The first step was to identify the risks to the business and prioritizing those risks. Part of identifying the risks is learning the goals of the business, the product direction, and the needs of the teams. The next was making sure that I remained one step ahead of these needs. That meant working with my peers – all of the other functional teams – to help them meet the security requirements we had outlined. It was important to not just mandate requirements and make it the team’s problem to meet those requirements, nor to make the requirements so complicated and overreaching there was no way they could succeed. We had to work together to find the solutions for the tasks at hand. Once we did this, we increased buy in and were able to gradually increase security measures, and ultimately decrease both our risk as well as work loads across the board.
It may sound logical, but it’s not simple or easy. As organizations and their employees adopt new technologies faster and faster, the CISO is in an increasingly challenging position. The technologies that we all use to do our job no longer require integration, they can be purchased and implemented quickly by an individual user – BYO-anything – increasing the number and speed of requests while reducing the window of time the CISO has to build, or even think about a solution. It’s no wonder that the CISO gets overwhelmed and defaults to “no”.
The CISO is not alone in this. Despite the fact that insurance companies, the government and the military had all proven this years ago, it took our industry a while to realize that security wasn’t absolute, it was risk-based. For a long time, we as an industry spent time trying to protect everything when we should have been focused on what was most important. Someone in the US Army Special Forces once described his job to me as “protecting the noun” – the person, package, etc. that really mattered. This makes sense in business as well. Instead of mitigating every risk, increasing the number of rings of security, we need to make sure that the ring is where we need it most – next to the thing that really matters to the business.
The evolution of BYOD is a good example of the importance of protecting the noun. With mobile security we started off by looking at how to secure the whole device and ended up with an approach to fully lock it down. Once BYOD took off this was no longer acceptable for end users; however many organizations never reevaluated their strategy. As a result they continued to say no to users, who continued to go around the bounds of IT. The result: unsecured corporate data. At the end of the day, the noun that we need to protect in mobile is “data”.
There are some CISOs out there on the cusp of progress who are trying to push progress forward in the organization. Progressive CISOs are the ones that earn respect at the executive table and are trusted by their peers.

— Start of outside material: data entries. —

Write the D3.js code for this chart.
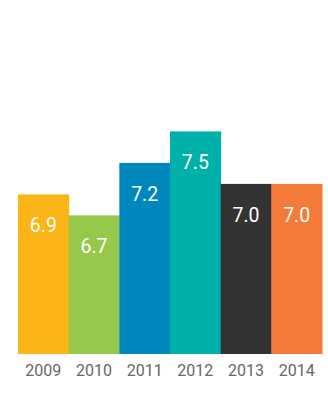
<!DOCTYPE html>
<html>
<head>
<meta charset="utf-8">
<script src="https://cdn.jsdelivr.net/npm/d3@7"></script>
<style>
    body { margin: 0; background: #fff; }
    svg { display: block; font-family: Roboto, "Noto Sans", sans-serif; }
</style>
</head>
<body>
<div id="chart"></div>
<script>
// Chart data
const years = ['2009', '2010', '2011', '2012', '2013', '2014'];
const values = [6.9, 6.7, 7.2, 7.5, 7.0, 7.0];
const colors = ['#FBB517', '#96C94B', '#0088BE', '#00B1A9', '#333333', '#F47A39'];

const width = 328;
const height = 396;
const margin = { top: 20, right: 6, bottom: 42, left: 18 };

const svg = d3.select('#chart')
    .append('svg')
    .attr('width', width)
    .attr('height', height);

const x = d3.scaleBand()
    .domain(years)
    .range([margin.left, width - margin.right])
    .padding(0);

// bars do not start at zero in the original
const y = d3.scaleLinear()
    .domain([5.38, 7.5])
    .range([height - margin.bottom, 131.4]);

// Bars
svg.selectAll('rect.bar')
    .data(values)
    .enter()
    .append('rect')
    .attr('class', 'bar')
    .attr('x', (d, i) => x(years[i]))
    .attr('y', d => y(d))
    .attr('width', x.bandwidth() + 0.5)
    .attr('height', d => y.range()[0] - y(d))
    .attr('fill', (d, i) => colors[i]);

// Value labels inside bars
svg.selectAll('text.value')
    .data(values)
    .enter()
    .append('text')
    .attr('class', 'value')
    .attr('x', (d, i) => x(years[i]) + x.bandwidth() / 2)
    .attr('y', d => y(d) + 38)
    .attr('text-anchor', 'middle')
    .attr('fill', '#fff')
    .attr('font-size', 19.5)
    .text(d => d.toFixed(1));

// Year axis
const axis = svg.append('g')
    .attr('transform', `translate(0,${height - margin.bottom})`)
    .call(d3.axisBottom(x).tickSize(0).tickPadding(11));

axis.select('.domain').remove();
axis.selectAll('text')
    .attr('font-size', 16)
    .attr('font-family', 'Roboto, sans-serif')
    .attr('fill', '#666');
</script>
</body>
</html>
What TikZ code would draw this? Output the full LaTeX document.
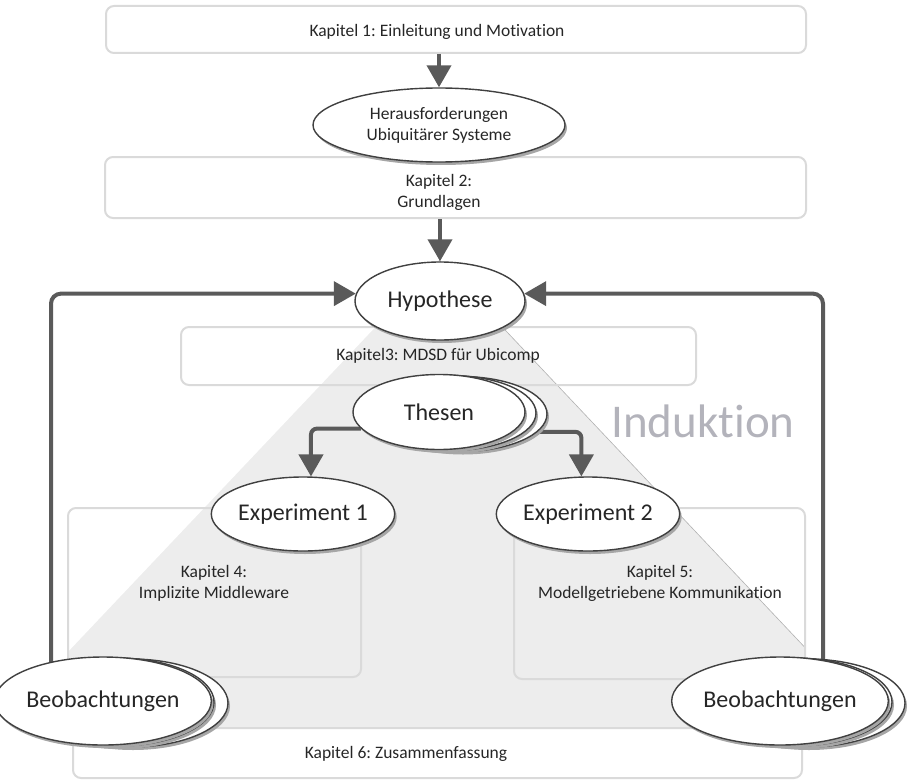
\documentclass[tikz,border=0pt]{standalone}
\usepackage{fontspec}
\setmainfont{Carlito}[Ligatures=NoCommon]
\frenchspacing
\usetikzlibrary{shapes.geometric,arrows.meta,shadows}
\pgfdeclarelayer{under}
\pgfdeclarelayer{links}
\pgfsetlayers{under,links,main}

\definecolor{boxline}{HTML}{DADADA}
\definecolor{flow}{HTML}{5A5A5A}
\definecolor{rim}{HTML}{404040}
\definecolor{wedge}{HTML}{EDEDED}
\definecolor{induct}{HTML}{B3B3BB}
\definecolor{ink}{HTML}{262626}

\tikzset{
  chapter/.style={draw=boxline, line width=2pt, rounded corners=8pt, inner sep=0pt},
  small/.style={font=\fontsize{17.5}{21}\selectfont, text=ink, align=center, inner sep=0pt},
  big/.style={font=\fontsize{24}{29}\selectfont, text=ink, inner sep=0pt},
  bubble/.style={ellipse, draw=rim, line width=1.4pt, fill=white, inner sep=0pt,
    drop shadow={shadow xshift=2pt, shadow yshift=-3pt, fill=black!35, opacity=1}},
  flowline/.style={draw=flow, line width=4pt, -{Triangle[length=22pt,width=24pt]}},
}

\begin{document}
\begin{tikzpicture}[x=1pt,y=-1pt]
\useasboundingbox (0,0) rectangle (909,781);

% ---- ellipses (main layer) ----
\node[bubble, small, minimum width=252pt, minimum height=74pt] (hera) at (439,125)
  {Herausforderungen\\Ubiquitärer Systeme};
\node[bubble, big, minimum width=170pt, minimum height=78pt] (hyp) at (440,301) {Hypothese};

\node[bubble, minimum width=172pt, minimum height=75pt] (thes3) at (461,414) {};
\node[bubble, minimum width=172pt, minimum height=75pt] (thes2) at (450,413) {};
\node[bubble, big, minimum width=172pt, minimum height=75pt] (thes) at (439,412) {Thesen};

\node[bubble, big, minimum width=162pt, minimum height=74pt] (exp1) at (303,514) {Experiment 1};
\node[bubble, big, minimum width=170pt, minimum height=74pt] (exp2) at (588,514) {Experiment 2};

\node[bubble, minimum width=194pt, minimum height=88pt] (beoL3) at (131,703) {};
\node[bubble, minimum width=194pt, minimum height=88pt] (beoL2) at (117,702) {};
\node[bubble, big, minimum width=194pt, minimum height=88pt] (beoL) at (103,701) {Beobachtungen};

\node[bubble, minimum width=196pt, minimum height=88pt] (beoR3) at (807,703) {};
\node[bubble, minimum width=196pt, minimum height=88pt] (beoR2) at (794,702) {};
\node[bubble, big, minimum width=196pt, minimum height=88pt] (beoR) at (780,701) {Beobachtungen};

\node[font=\fontsize{47}{56}\selectfont, text=induct, anchor=base, inner sep=0pt] (ind) at (703,437) {Induktion};

% ---- wedge and chapter frames ----
\begin{pgfonlayer}{under}
  \begin{scope}
    \clip (68,0) rectangle (805,728);
    \fill[wedge] (439,260) -- (-4,728) -- (881,728) -- cycle;
    \draw[black!30, line width=0.6pt] (439,260) -- (881,728);
  \end{scope}

  \node[chapter, minimum width=700pt, minimum height=47pt] (k1) at (456,29.5) {};
  \node[chapter, minimum width=701pt, minimum height=61pt] (k2) at (455.5,187.5) {};
  \node[chapter, minimum width=515pt, minimum height=58pt] (k3) at (438.5,356) {};
  \node[chapter, minimum width=293pt, minimum height=169pt] (k4) at (214.5,592.5) {};
  \node[chapter, minimum width=291pt, minimum height=171pt] (k5) at (659.5,593.5) {};
  \node[chapter, minimum width=729pt, minimum height=50pt] (k6) at (437.5,753) {};

  \node[small] (t1) at (437,32) {Kapitel 1: Einleitung und Motivation};
  \node[small] (t2) at (439,192) {Kapitel 2:\\Grundlagen};
  \node[small] (t3) at (438,356) {Kapitel3: MDSD für Ubicomp};
  \node[small] (t4) at (214,583) {Kapitel 4:\\Implizite Middleware};
  \node[small] (t5) at (660,583) {Kapitel 5:\\Modellgetriebene Kommunikation};
  \node[small] (t6) at (406,754) {Kapitel 6: Zusammenfassung};
\end{pgfonlayer}

% ---- connectors ----
\begin{pgfonlayer}{links}
  \coordinate (cL) at (51,0);
  \coordinate (cR) at (823,0);
  \draw[flowline] (k1.south -| hera.north) -- (hera.north);
  \draw[flowline] (k2.south -| hyp.north) -- (hyp.north);
  \draw[flowline, rounded corners=10pt] (beoL.center -| cL) |- (hyp.175);
  \draw[flowline, rounded corners=10pt] (beoR.center -| cR) |- (hyp.5);
  \draw[flowline, rounded corners=6pt] (thes.192) -| (exp1.78);
  \draw[flowline, rounded corners=6pt] (thes.-15) -| (exp2.100);
\end{pgfonlayer}
\end{tikzpicture}
\end{document}
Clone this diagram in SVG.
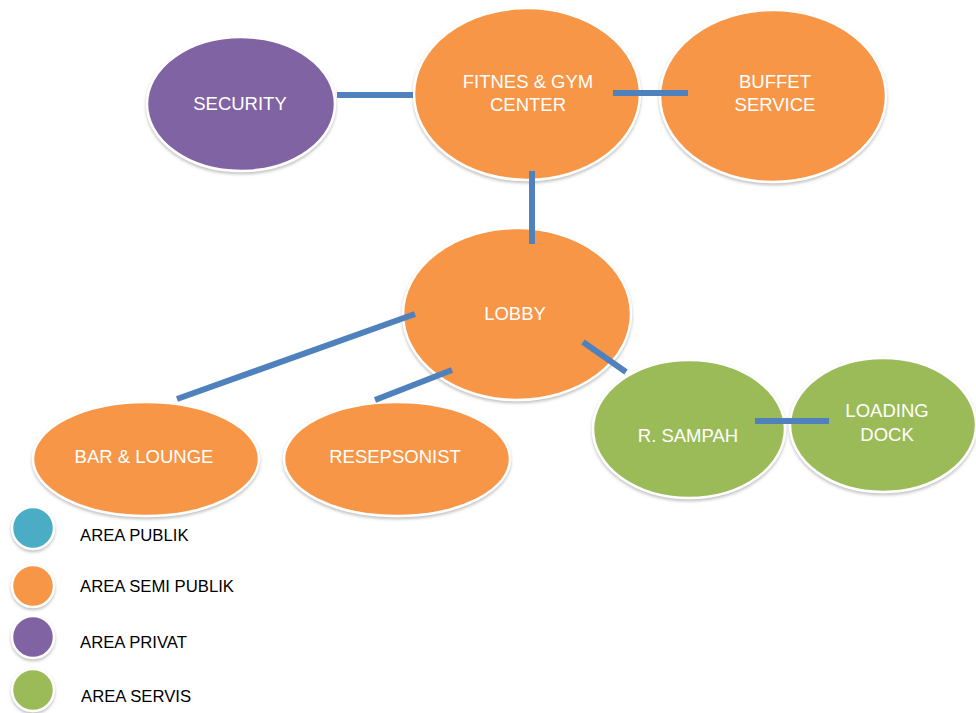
<svg xmlns="http://www.w3.org/2000/svg" width="976" height="713" viewBox="0 0 976 713">
  <defs>
    <filter id="soft" x="-10%" y="-10%" width="120%" height="125%">
      <feDropShadow dx="0" dy="2" stdDeviation="1.5" flood-color="#9a9a9a" flood-opacity="0.6"/>
    </filter>
  </defs>
  <style>
    .shape { stroke: #ffffff; stroke-width: 2.5; filter: url(#soft); }
    .semi { fill: #F79646; }
    .privat { fill: #8064A2; }
    .servis { fill: #9BBB59; }
    .publik { fill: #4BACC6; }
    .label { font-family: "Liberation Sans", Arial, sans-serif; font-size: 18.5px; fill: #ffffff; text-anchor: middle; }
    .legend-text { font-family: "Liberation Sans", Arial, sans-serif; font-size: 16.7px; fill: #000000; }
    .link { stroke: #4F81BD; stroke-width: 6; fill: none; }
  </style>
  <rect width="976" height="713" fill="#ffffff"/>

  <!-- nodes -->
  <g id="security">
    <ellipse class="shape privat" cx="241" cy="104" rx="94" ry="67"/>
    <text class="label" x="240" y="110">SECURITY</text>
  </g>
  <g id="fitnes">
    <ellipse class="shape semi" cx="527" cy="94" rx="113" ry="86"/>
    <text class="label" x="528" y="88">FITNES &amp; GYM</text>
    <text class="label" x="528" y="111">CENTER</text>
  </g>
  <g id="buffet">
    <ellipse class="shape semi" cx="773" cy="96" rx="113" ry="86"/>
    <text class="label" x="775" y="88">BUFFET</text>
    <text class="label" x="775" y="111">SERVICE</text>
  </g>
  <g id="lobby">
    <ellipse class="shape semi" cx="517" cy="314" rx="114" ry="86"/>
    <text class="label" x="515" y="320">LOBBY</text>
  </g>
  <g id="bar-lounge">
    <ellipse class="shape semi" cx="146" cy="459" rx="113" ry="57"/>
    <text class="label" x="144" y="463">BAR &amp; LOUNGE</text>
  </g>
  <g id="resepsonist">
    <ellipse class="shape semi" cx="397" cy="459" rx="113" ry="57"/>
    <text class="label" x="395" y="463">RESEPSONIST</text>
  </g>
  <g id="r-sampah">
    <ellipse class="shape servis" cx="689" cy="429" rx="96" ry="69"/>
    <text class="label" x="688" y="442">R. SAMPAH</text>
  </g>
  <g id="loading-dock">
    <ellipse class="shape servis" cx="883" cy="425" rx="93" ry="67"/>
    <text class="label" x="887" y="417">LOADING</text>
    <text class="label" x="887" y="441">DOCK</text>
  </g>

  <!-- connectors -->
  <g id="connectors">
    <line class="link" x1="337" y1="95" x2="413" y2="95"/>
    <line class="link" x1="613" y1="93" x2="688" y2="93"/>
    <line class="link" x1="532" y1="171" x2="532" y2="244"/>
    <line class="link" x1="415" y1="314" x2="177" y2="399"/>
    <line class="link" x1="452" y1="370" x2="375" y2="400"/>
    <line class="link" x1="583" y1="342" x2="626" y2="372"/>
    <line class="link" x1="755" y1="421" x2="829" y2="421"/>
  </g>

  <!-- legend -->
  <g id="legend">
    <circle class="shape publik" cx="33" cy="528" r="21"/>
    <text class="legend-text" x="80" y="541">AREA PUBLIK</text>
    <circle class="shape semi" cx="33" cy="586" r="21"/>
    <text class="legend-text" x="80" y="592">AREA SEMI PUBLIK</text>
    <circle class="shape privat" cx="33" cy="637" r="21"/>
    <text class="legend-text" x="80" y="648">AREA PRIVAT</text>
    <circle class="shape servis" cx="33" cy="690" r="21"/>
    <text class="legend-text" x="81" y="702">AREA SERVIS</text>
  </g>
</svg>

When they do have to say no, it’s heard and it’s respected because their peers know the CISO has the company’s best interest in mind.
Unfortunately, most CISOs are not here yet. For the CISO trying so hard to play catch up that she never looks forward, stepping back to look at where the business is going, and whether or not you are doing the right things to meet the needs of the business and manage risk, is no easy feat. It goes against everything she’s learned. But once she learns to step back, she will start to see patterns, and from there, can focus on protecting the things that matter.
When you talk about being in line with the business, most of us still don’t know what that means. We don’t realize that means that we have to step back from our own agenda first to understand the company’s goals and the goals of each of our peers, and ultimately determine how we allow them to conduct business securely. The key to success is conduct business the primary goal, and conducting business securely the secondary goal. How do you do this?
Step away from your own agenda and be open to the agendas of your peers and of the business. For the passionate CISO wanting to do a good job and protect everything, this is not easy. However, if you find out what the company really cares about and understand the true risks to the business, you’ll be most effective and successful.
Prioritize. You can’t do everything – you can’t address every risk. No matter how many people you have on your team, it’s just not possible. Prioritize the biggest risk to the noun (what’s most valuable to the business) – not the theoretical risk, not the newest risk you hear about in the media, but the risk to the organization – and start there. Don’t get frustrated. Or try not to, anyway. This will take time, lots of time. It is not a fast process. It takes a minimum of two years to make headway. After all, you’re trying to change company culture. In the meantime, do what you can for your cross-functional peers and focus on building relationships with them. In order to achieve success, CISOs need to support their peers and businesses goals instead of just trying to achieve their own.